Polish CPI up in August but core inflation is stable
Polish CPI inflation rose in August to 4.3% YoY from 4.2% YoY in July, according to flash estimates. Core inflation likely remained at an elevated level of 3.7-3.8%YoY. While the numbers will be noted by the central bank’s MPC, we think most members have already decided not to cut rates until 2025
Compared to July's numbers, we saw only a limited seasonal decline in food prices (-0.1% MoM) and lower fuel prices (-0.9% MoM), while the prices of energy carriers increased (0.1% MoM).
We estimate core inflation stayed flat at 3.7-3.8% YoY vs. 3.8% the previous month. The monthly seasonally adjusted core is less benign than in 2Q24, but we see a contribution from regulated prices. Water supply and sewage disposal costs probably rose again in August.
We expect a stabilisation in the marginal rise of core inflation in the coming months. Starting in September, there may be a marked increase in education costs due to high salary increases for teachers in the public sector, which should translate into a broad-based increase in the price of educational services such as tutoring, language courses and so on.
By the end of the year, CPI inflation should remain in the 4-5% YoY range, and core inflation may rise.
The persistence of CPI and core inflation are likely to be noted by the MPC. In addition, the draft budget for 2025 indicates a looser fiscal policy in 2024 than previously planned and no significant tightening in 2025.
At the same time, global inflation trends are favourable, and major central banks are entering a phase of monetary easing.

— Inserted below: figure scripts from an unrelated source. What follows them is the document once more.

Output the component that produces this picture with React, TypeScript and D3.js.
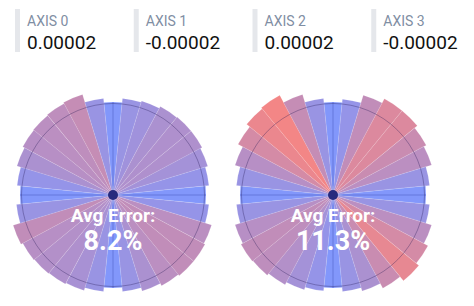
import React from "react";
import * as d3 from "d3";

// ---- data ----
const axisLabels = ["AXIS 0", "AXIS 1", "AXIS 2", "AXIS 3"];
const axisValues = ["0.00002", "-0.00002", "0.00002", "-0.00002"];
const avgLabels = ["8.2%", "11.3%"];
// error (%) per direction, 32 directions clockwise from top
const errorsA = [0, 6, 8, 11, 12, 12, 9, 5, 0, 5, 15, 17, 17, 15, 11, 6, 0, 6, 10, 12, 13, 14, 17, 6, 0, 5, 11, 14, 15, 16, 18, 6];
const errorsB = [0, 5, 17, 24, 24, 19, 15, 6, 0, 6, 15, 22, 27, 19, 11, 6, 0, 5, 9, 13, 16, 17, 14, 6, 0, 6, 14, 22, 28, 30, 18, 6];
const chartErrors = [errorsA, errorsB];

const W = 474;
const H = 306;

const rScale = d3.scaleLinear().domain([0, 30]).range([93, 113]);
const cScale = d3.scaleLinear<string>().domain([0, 30]).range(["#7b91fb", "#f28080"]).interpolate(d3.interpolateRgb).clamp(true);

function Polar({ errors, cx, cy, label }: { errors: number[]; cx: number; cy: number; label: string }) {
  const n = errors.length;
  const step = (2 * Math.PI) / n;
  const arc = d3.arc<any>();
  return (
    <g transform={`translate(${cx},${cy})`}>
      {errors.map((e, i) => (
        <path
          key={i}
          d={arc({ innerRadius: 0, outerRadius: rScale(e), startAngle: (i - 0.5) * step, endAngle: (i + 0.5) * step }) || ""}
          fill={cScale(e)}
          fillOpacity={0.95}
          stroke="rgba(255,255,255,0.18)"
          strokeWidth={0.6}
        />
      ))}
      <circle r={91.5} fill="none" stroke="rgba(40,30,90,0.35)" strokeWidth={1} />
      <line x1={0} x2={0} y1={-93} y2={93} stroke="rgba(50,60,170,0.35)" strokeWidth={1} />
      <line x1={-93} x2={93} y1={0} y2={0} stroke="rgba(50,60,170,0.35)" strokeWidth={1} />
      <circle r={5} fill="#272a7e" />
      <text x={0} y={27} textAnchor="middle" fill="#fff" fontFamily="Roboto" fontWeight={700} fontSize={19}>
        Avg Error:
      </text>
      <text x={0} y={55} textAnchor="middle" fill="#fff" fontFamily="Roboto" fontWeight={700} fontSize={27}>
        {label}
      </text>
    </g>
  );
}

export default function App() {
  const cardX = d3.scaleBand<number>().domain([0, 1, 2, 3]).range([15, 490]);
  return (
    <svg width={W} height={H} style={{ position: "fixed", left: 0, top: 0, background: "#fff" }}>
      {axisLabels.map((l, i) => {
        const x = cardX(i) as number;
        return (
          <g key={i}>
            <rect x={x} y={9} width={5} height={43} fill="#e5e7eb" />
            <text x={x + 12} y={26} fontFamily="Roboto" fontSize={14} fill="#7f8ea3">
              {l}
            </text>
            <text x={x + 12} y={49} fontFamily="Roboto" fontSize={19} fill="#111">
              {axisValues[i]}
            </text>
          </g>
        );
      })}
      {chartErrors.map((errs, k) => (
        <Polar key={k} errors={errs} cx={113 + k * 220} cy={195} label={avgLabels[k]} />
      ))}
    </svg>
  );
}
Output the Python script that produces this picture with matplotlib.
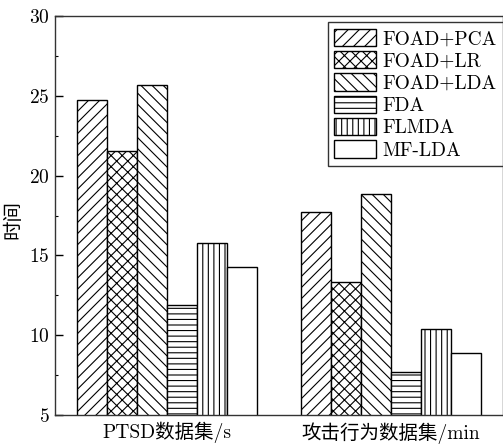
import matplotlib
matplotlib.use("Agg")
import matplotlib.pyplot as plt
from matplotlib.ticker import MultipleLocator
import numpy as np

# Data
categories = ["PTSD数据集/s", "攻击行为数据集/min"]
methods = ["FOAD+PCA", "FOAD+LR", "FOAD+LDA", "FDA", "FLMDA", "MF-LDA"]
foad_pca = [24.75, 17.75]
foad_lr = [21.55, 13.35]
foad_lda = [25.65, 18.85]
fda = [11.9, 7.7]
flmda = [15.75, 10.4]
mf_lda = [14.25, 8.9]
series = [foad_pca, foad_lr, foad_lda, fda, flmda, mf_lda]
hatches = ["///", "xxx", "\\\\\\", "---", "|||", ""]
y_ticks = [5, 10, 15, 20, 25, 30]
y_label = "时间"

plt.rcParams["font.family"] = ["cmr10", "Noto Sans CJK SC"]
plt.rcParams["axes.formatter.use_mathtext"] = True
plt.rcParams["hatch.linewidth"] = 0.8
plt.rcParams["hatch.color"] = "black"

FS = 14

fig = plt.figure(figsize=(5.03, 4.47), dpi=100)
ax = fig.add_axes([55 / 503, 1 - 415 / 447, 1 - 55 / 503, (415 - 16) / 447])

x = np.arange(len(categories))
n = len(series)
width = 0.8 / n
for i, (vals, h, name) in enumerate(zip(series, hatches, methods)):
    offs = (i - (n - 1) / 2) * width
    ax.bar(x + offs, vals, width, bottom=0, color="white", edgecolor="black",
           linewidth=1.0, hatch=h, label=name)

ax.set_xlim(-0.5, 1.5)
ax.set_ylim(5, 30)
ax.set_xticks(x)
ax.set_xticklabels(categories, fontsize=FS)
ax.set_yticks(y_ticks)
ax.yaxis.set_minor_locator(MultipleLocator(2.5))
ax.tick_params(axis="y", which="major", direction="in", length=6, width=1, labelsize=FS, pad=4)
ax.tick_params(axis="y", which="minor", direction="in", length=2, width=0.8)
ax.tick_params(axis="x", which="both", length=0, pad=5)

for s in ax.spines.values():
    s.set_linewidth(1.0)
    s.set_color("#333333")

ax.set_ylabel(y_label, fontsize=FS)
ax.yaxis.set_label_coords(-0.072, 0.49)

leg = ax.legend(loc="upper right", bbox_to_anchor=(1.0, 1 - 22 / 447),
                bbox_transform=fig.transFigure, borderaxespad=0,
                fontsize=FS, handlelength=2.15, handleheight=1.0,
                labelspacing=0.15, handletextpad=0.3, borderpad=0.35,
                fancybox=False, framealpha=1, edgecolor="#333333")
leg.get_frame().set_linewidth(1.0)

fig.savefig("out.png", dpi=100)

In addition, the government is declaring the extension of energy price shield measures for households into 2025, which could translate into a lower-than-expected inflation path next year (4.6% or lower YoY on average, in our view, against 5.0% YoY according to the NBP projection,).
We expect the MPC to leave interest rates unchanged next week and NBP President Adam Glapinski to emphasise the uncertain inflation path. However, recent statements from Council representatives point to a dovish pivot in favour of interest rate cuts in 2025.
We believe that the second half of next year should bring a clear decline in headline inflation, which should create space to start a monetary easing cycle. We expect the first 25bp interest rate cut in 2Q25, and by the end of next year, the benchmark rate could be lowered to 5-4.75%.